[Source records]
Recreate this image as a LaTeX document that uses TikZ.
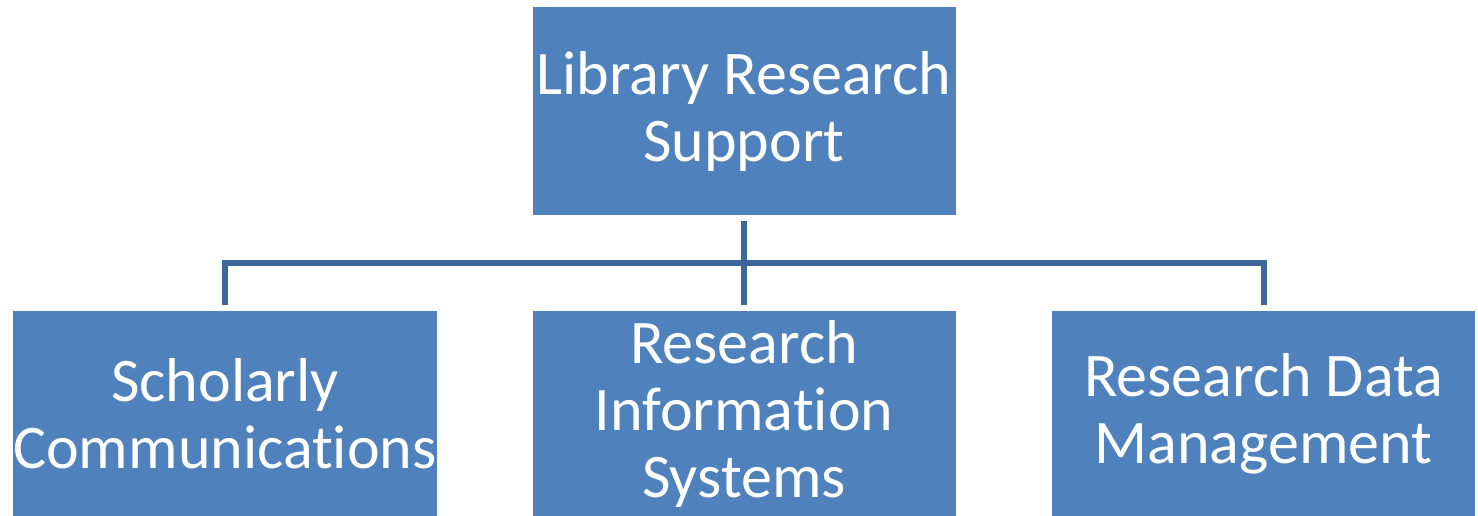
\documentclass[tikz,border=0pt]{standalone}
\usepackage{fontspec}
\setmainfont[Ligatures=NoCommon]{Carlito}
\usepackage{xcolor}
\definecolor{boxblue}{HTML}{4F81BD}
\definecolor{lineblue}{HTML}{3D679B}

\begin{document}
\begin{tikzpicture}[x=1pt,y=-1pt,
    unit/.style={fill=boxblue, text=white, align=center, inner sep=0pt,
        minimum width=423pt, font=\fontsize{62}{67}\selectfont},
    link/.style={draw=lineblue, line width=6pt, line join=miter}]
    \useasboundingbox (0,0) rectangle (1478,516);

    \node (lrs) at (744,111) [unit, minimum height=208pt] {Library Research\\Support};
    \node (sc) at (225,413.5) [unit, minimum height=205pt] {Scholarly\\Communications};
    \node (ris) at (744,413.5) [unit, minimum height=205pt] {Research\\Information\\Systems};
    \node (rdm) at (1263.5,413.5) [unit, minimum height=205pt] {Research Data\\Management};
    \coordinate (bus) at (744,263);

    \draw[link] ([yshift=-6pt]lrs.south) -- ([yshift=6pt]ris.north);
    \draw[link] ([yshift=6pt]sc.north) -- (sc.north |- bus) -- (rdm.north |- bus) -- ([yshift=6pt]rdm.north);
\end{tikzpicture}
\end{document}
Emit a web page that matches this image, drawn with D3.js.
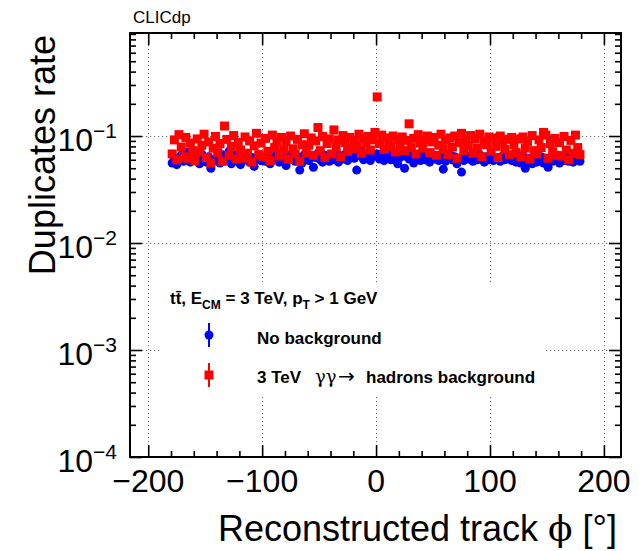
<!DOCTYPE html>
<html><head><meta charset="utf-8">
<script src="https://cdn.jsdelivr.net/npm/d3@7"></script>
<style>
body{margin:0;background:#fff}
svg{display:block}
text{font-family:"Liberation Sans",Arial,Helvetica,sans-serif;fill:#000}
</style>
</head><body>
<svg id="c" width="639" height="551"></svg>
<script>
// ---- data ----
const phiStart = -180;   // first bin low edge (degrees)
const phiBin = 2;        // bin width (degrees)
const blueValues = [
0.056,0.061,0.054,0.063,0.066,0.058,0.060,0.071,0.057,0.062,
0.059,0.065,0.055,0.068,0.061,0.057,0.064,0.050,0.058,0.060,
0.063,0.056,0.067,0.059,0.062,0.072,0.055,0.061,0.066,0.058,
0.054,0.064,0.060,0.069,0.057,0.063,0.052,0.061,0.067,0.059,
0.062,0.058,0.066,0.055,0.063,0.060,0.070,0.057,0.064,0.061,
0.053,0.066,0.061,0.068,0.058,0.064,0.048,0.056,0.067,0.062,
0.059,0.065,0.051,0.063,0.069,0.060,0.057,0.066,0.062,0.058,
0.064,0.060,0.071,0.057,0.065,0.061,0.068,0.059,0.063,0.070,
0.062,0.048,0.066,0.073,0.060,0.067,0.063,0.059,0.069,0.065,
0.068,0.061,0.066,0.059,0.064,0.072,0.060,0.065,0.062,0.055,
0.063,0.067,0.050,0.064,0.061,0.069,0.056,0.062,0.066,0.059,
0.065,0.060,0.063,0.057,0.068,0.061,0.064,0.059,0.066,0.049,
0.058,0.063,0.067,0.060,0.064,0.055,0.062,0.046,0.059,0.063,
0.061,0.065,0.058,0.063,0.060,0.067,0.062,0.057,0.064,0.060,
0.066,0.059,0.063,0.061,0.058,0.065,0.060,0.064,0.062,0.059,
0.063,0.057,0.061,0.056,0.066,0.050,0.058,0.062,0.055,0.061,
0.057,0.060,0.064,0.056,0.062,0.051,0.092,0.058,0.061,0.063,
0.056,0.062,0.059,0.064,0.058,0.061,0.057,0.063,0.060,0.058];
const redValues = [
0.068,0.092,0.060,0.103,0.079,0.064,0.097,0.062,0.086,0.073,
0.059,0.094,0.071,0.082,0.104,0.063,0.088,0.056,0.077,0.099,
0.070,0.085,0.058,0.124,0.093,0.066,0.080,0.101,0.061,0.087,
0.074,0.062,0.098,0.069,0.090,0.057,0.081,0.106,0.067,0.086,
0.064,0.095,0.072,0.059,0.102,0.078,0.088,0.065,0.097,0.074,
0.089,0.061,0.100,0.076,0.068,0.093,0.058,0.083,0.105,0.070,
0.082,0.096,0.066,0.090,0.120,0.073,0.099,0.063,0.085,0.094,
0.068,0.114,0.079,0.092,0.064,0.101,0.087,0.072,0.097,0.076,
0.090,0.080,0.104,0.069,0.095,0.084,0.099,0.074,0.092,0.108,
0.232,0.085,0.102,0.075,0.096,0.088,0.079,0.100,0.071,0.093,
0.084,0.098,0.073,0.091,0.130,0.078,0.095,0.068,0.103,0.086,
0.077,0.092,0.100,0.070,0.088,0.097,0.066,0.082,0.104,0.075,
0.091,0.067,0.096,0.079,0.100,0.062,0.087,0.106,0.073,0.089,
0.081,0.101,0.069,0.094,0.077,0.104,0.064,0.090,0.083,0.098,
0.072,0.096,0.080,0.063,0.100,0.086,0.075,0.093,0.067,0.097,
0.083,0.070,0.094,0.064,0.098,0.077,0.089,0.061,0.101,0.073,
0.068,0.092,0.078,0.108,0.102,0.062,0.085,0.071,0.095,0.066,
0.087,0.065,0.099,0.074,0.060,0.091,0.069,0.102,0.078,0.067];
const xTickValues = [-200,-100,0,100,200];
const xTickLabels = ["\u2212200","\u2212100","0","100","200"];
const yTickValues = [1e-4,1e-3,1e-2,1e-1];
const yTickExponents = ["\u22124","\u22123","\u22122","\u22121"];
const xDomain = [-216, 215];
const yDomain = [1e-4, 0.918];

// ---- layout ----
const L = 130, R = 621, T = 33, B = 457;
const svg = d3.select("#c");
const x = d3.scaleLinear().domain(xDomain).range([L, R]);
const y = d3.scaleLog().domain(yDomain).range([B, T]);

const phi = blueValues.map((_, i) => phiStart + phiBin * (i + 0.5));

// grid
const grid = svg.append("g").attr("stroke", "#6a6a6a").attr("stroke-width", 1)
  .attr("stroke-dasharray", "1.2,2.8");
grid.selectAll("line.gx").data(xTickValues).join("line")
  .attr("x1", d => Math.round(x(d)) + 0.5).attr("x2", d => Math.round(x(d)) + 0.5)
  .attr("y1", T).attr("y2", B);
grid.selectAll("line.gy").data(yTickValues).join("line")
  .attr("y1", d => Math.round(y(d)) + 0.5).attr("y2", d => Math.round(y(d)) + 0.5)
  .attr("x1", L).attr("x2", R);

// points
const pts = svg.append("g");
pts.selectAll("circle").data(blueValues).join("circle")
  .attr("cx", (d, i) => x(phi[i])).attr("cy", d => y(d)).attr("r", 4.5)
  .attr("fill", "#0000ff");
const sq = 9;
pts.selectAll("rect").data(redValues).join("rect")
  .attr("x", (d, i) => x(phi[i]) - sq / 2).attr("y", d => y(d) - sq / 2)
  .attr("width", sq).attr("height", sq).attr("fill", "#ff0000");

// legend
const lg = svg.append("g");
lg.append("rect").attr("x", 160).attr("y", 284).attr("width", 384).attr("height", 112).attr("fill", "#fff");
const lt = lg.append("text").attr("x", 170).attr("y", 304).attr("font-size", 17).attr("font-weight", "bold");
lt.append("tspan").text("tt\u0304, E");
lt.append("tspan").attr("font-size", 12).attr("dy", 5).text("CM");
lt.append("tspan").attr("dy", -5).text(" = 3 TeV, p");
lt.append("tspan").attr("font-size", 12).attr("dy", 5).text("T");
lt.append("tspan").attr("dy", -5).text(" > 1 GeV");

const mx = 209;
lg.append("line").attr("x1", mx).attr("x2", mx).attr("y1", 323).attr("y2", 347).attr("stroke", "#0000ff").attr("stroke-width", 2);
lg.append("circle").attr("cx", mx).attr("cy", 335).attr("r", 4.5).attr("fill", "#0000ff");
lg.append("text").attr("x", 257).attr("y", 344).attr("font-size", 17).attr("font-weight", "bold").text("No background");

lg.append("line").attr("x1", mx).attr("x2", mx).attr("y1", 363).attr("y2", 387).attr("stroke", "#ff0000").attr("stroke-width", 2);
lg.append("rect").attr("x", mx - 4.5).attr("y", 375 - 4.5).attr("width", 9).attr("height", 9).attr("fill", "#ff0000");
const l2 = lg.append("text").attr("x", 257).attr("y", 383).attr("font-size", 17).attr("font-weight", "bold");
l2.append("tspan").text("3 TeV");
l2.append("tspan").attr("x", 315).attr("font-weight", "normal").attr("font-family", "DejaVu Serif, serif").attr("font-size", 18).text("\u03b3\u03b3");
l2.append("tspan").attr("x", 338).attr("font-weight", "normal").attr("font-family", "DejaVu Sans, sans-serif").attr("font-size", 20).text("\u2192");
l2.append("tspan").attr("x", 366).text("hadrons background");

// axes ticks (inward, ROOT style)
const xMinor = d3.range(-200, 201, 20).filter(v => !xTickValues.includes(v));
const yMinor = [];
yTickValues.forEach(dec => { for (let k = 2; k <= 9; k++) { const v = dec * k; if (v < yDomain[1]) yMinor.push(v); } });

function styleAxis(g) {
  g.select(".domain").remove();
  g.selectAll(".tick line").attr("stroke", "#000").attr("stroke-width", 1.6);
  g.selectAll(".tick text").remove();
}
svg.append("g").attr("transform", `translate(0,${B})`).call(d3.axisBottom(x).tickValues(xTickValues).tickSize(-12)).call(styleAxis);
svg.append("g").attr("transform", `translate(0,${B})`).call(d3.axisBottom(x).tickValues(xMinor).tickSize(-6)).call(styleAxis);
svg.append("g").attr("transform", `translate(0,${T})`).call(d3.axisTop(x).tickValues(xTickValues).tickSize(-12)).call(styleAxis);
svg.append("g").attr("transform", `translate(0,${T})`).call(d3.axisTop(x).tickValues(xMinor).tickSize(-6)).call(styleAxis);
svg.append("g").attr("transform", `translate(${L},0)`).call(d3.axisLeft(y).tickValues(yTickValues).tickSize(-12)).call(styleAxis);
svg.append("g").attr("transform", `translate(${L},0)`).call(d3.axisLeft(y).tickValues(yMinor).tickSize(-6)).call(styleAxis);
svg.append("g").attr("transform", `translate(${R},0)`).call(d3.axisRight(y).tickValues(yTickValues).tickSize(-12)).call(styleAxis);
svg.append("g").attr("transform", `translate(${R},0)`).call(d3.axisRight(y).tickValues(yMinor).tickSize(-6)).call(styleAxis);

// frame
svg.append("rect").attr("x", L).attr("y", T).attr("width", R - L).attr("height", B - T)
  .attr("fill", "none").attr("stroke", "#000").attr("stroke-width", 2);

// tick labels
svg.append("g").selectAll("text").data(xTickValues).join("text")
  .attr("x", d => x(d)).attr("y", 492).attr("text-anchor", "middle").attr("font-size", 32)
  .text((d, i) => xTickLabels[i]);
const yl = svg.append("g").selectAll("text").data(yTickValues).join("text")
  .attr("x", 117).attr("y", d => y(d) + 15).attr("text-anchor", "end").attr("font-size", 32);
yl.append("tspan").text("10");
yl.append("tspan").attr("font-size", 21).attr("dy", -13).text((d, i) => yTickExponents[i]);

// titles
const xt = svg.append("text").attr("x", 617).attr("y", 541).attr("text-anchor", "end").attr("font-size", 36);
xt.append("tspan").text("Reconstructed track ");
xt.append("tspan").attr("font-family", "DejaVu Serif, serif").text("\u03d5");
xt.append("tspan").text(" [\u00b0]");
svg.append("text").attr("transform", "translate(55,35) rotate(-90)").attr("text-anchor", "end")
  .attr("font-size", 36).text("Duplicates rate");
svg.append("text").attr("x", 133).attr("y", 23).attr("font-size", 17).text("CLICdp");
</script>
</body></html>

TASK OBJECTIVE: Transcribe exactly, please, the lines between the start of the records above and the line holding "(0,0) rectangle (1478,516);", counting both of those lines and omitting pictures.

PROBLEM SOLUTION:
Recreate this image as a LaTeX document that uses TikZ.
\documentclass[tikz,border=0pt]{standalone}
\usepackage{fontspec}
\setmainfont[Ligatures=NoCommon]{Carlito}
\usepackage{xcolor}
\definecolor{boxblue}{HTML}{4F81BD}
\definecolor{lineblue}{HTML}{3D679B}

\begin{document}
\begin{tikzpicture}[x=1pt,y=-1pt,
    unit/.style={fill=boxblue, text=white, align=center, inner sep=0pt,
        minimum width=423pt, font=\fontsize{62}{67}\selectfont},
    link/.style={draw=lineblue, line width=6pt, line join=miter}]
    \useasboundingbox (0,0) rectangle (1478,516);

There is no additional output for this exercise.